Source material:
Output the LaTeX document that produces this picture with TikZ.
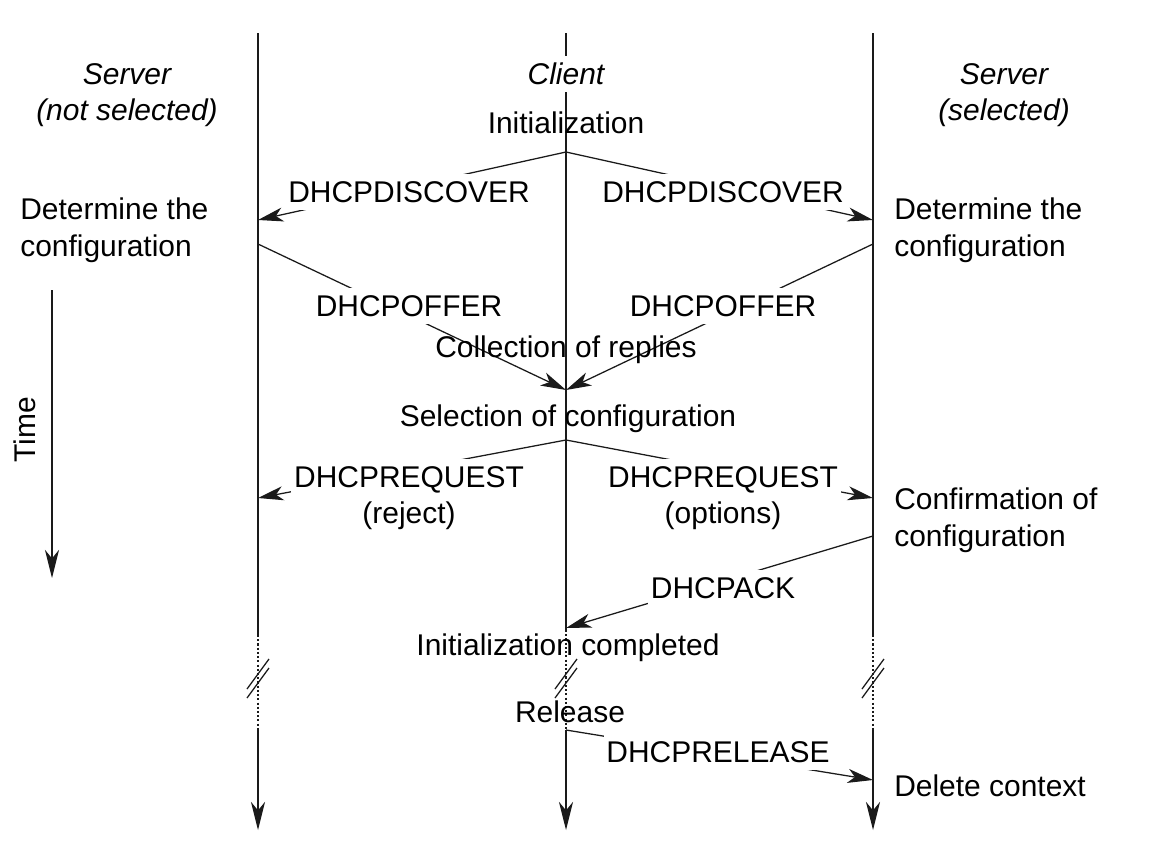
\documentclass[tikz,border=0pt]{standalone}
\usepackage{fontspec}
\setmainfont{Liberation Sans}
\usetikzlibrary{arrows.meta}
\usetikzlibrary{calc}
\definecolor{fg}{HTML}{1A1A1A}
\definecolor{bg}{HTML}{FFFFFF}

\tikzset{
  life/.style={draw=fg, line width=1pt},
  lifeclient/.style={draw=fg, line width=2pt},
  gap/.style={draw=fg, line width=1pt, dash pattern=on 1.5pt off 1.5pt},
  lifeend/.style={-{Stealth[length=20pt, width=10pt, inset=6pt]}},
  msg/.style={draw=fg, line width=0.9pt, -{Stealth[length=18pt, width=10pt, inset=5pt]}},
  brk/.style={draw=fg, line width=0.9pt},
  lbl/.style={fill=bg, inner xsep=2pt, inner ysep=5pt, align=center},
  txt/.style={inner sep=0pt, align=left},
}

\begin{document}
\begin{tikzpicture}[x=0.025cm, y=-0.025cm, font=\fontsize{21.3}{26}\selectfont]
  \useasboundingbox (0,0) rectangle (1172,849);

  % lifelines
  \coordinate (sl) at (258,33);
  \coordinate (cl) at (566,33);
  \coordinate (sr) at (873,33);

  \foreach \s in {sl,sr}{
    \draw[life] (\s) -- ($(\s)+(0,602)$);
    \draw[gap] ($(\s)+(0,602)$) -- ($(\s)+(0,697)$);
    \draw[life, lifeend] ($(\s)+(0,697)$) -- ($(\s)+(0,797)$);
  }
  \draw[lifeclient] (cl) -- ($(cl)+(0,597)$);
  \draw[gap] ($(cl)+(0,597)$) -- ($(cl)+(0,697)$);
  \draw[life, lifeend] ($(cl)+(0,697)$) -- ($(cl)+(0,797)$);

  % break marks
  \foreach \s in {sl,cl,sr}{
    \draw[brk] ($(\s)+(-11,656)$) -- ++(22,-30);
    \draw[brk] ($(\s)+(-11,665)$) -- ++(22,-30);
  }

  % points on the lifelines
  \coordinate (init) at ($(cl)+(0,119)$);
  \coordinate (disl) at ($(sl)+(0,187)$);
  \coordinate (disr) at ($(sr)+(0,187)$);
  \coordinate (offl) at ($(sl)+(0,211)$);
  \coordinate (offr) at ($(sr)+(0,211)$);
  \coordinate (coll) at ($(cl)+(0,357)$);
  \coordinate (sel)  at ($(cl)+(0,407)$);
  \coordinate (reql) at ($(sl)+(0,465)$);
  \coordinate (reqr) at ($(sr)+(0,465)$);
  \coordinate (conf) at ($(sr)+(0,503)$);
  \coordinate (done) at ($(cl)+(0,595)$);
  \coordinate (rel)  at ($(cl)+(0,697)$);
  \coordinate (del)  at ($(sr)+(0,747)$);

  % messages
  \draw[msg] (init) -- (disl);
  \draw[msg] (init) -- (disr);
  \draw[msg] (offl) -- (coll);
  \draw[msg] (offr) -- (coll);
  \draw[msg] (sel) -- (reql);
  \draw[msg] (sel) -- (reqr);
  \draw[msg] (conf) -- (done);
  \draw[msg] (rel) -- (del);

  \node[lbl] (disL) at (409,192) {DHCPDISCOVER};
  \node[lbl] (disR) at (723,192) {DHCPDISCOVER};
  \node[lbl] (offL) at (409,306) {DHCPOFFER};
  \node[lbl] (offR) at (723,306) {DHCPOFFER};
  \node[lbl] (reqL) at (409,498) {DHCPREQUEST\\(reject)};
  \node[lbl] (reqR) at (723,498) {DHCPREQUEST\\(options)};
  \node[lbl] (ack)  at (723,588) {DHCPACK};
  \node[lbl] (relM) at (718,752) {DHCPRELEASE};

  % headings
  \node[align=center, font=\fontsize{21.3}{26}\selectfont\itshape] (srvL) at (127,95) {Server\\(not selected)};
  \node[align=center, font=\fontsize{21.3}{26}\selectfont\itshape] (srvR) at (1004,95) {Server\\(selected)};
  \node[fill=bg, inner sep=5pt, font=\fontsize{21.3}{26}\selectfont\itshape] (cli) at (566,74) {Client};

  % states
  \node (sInit) at (566,123) {Initialization};
  \node[txt, anchor=north west] (detL) at (20,198) {Determine the\\configuration};
  \node[txt, anchor=north west] (detR) at (894,198) {Determine the\\configuration};
  \node (sColl) at (566,350) {Collection of replies};
  \node (sSel) at (568,419) {Selection of configuration};
  \node[txt, anchor=north west] (sConf) at (894,488) {Confirmation of\\configuration};
  \node (sDone) at (568,648) {Initialization completed};
  \node (sRel) at (570,712) {Release};
  \node[txt, anchor=west] (sDel) at (894,786) {Delete context};

  % time axis
  \coordinate (t0) at (52,290);
  \coordinate (t1) at (52,578);
  \draw[life, lifeend] (t0) -- (t1);
  \node[rotate=90] (time) at (25,430) {Time};
\end{tikzpicture}
\end{document}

Aim: Take the lines from the start of the material to the line with "(sr) at (873,33);", both included, and transcribe them exactly without the pictures.

Response for this exercise:
Output the LaTeX document that produces this picture with TikZ.
\documentclass[tikz,border=0pt]{standalone}
\usepackage{fontspec}
\setmainfont{Liberation Sans}
\usetikzlibrary{arrows.meta}
\usetikzlibrary{calc}
\definecolor{fg}{HTML}{1A1A1A}
\definecolor{bg}{HTML}{FFFFFF}

\tikzset{
  life/.style={draw=fg, line width=1pt},
  lifeclient/.style={draw=fg, line width=2pt},
  gap/.style={draw=fg, line width=1pt, dash pattern=on 1.5pt off 1.5pt},
  lifeend/.style={-{Stealth[length=20pt, width=10pt, inset=6pt]}},
  msg/.style={draw=fg, line width=0.9pt, -{Stealth[length=18pt, width=10pt, inset=5pt]}},
  brk/.style={draw=fg, line width=0.9pt},
  lbl/.style={fill=bg, inner xsep=2pt, inner ysep=5pt, align=center},
  txt/.style={inner sep=0pt, align=left},
}

\begin{document}
\begin{tikzpicture}[x=0.025cm, y=-0.025cm, font=\fontsize{21.3}{26}\selectfont]
  \useasboundingbox (0,0) rectangle (1172,849);

  % lifelines
  \coordinate (sl) at (258,33);
  \coordinate (cl) at (566,33);
  \coordinate (sr) at (873,33);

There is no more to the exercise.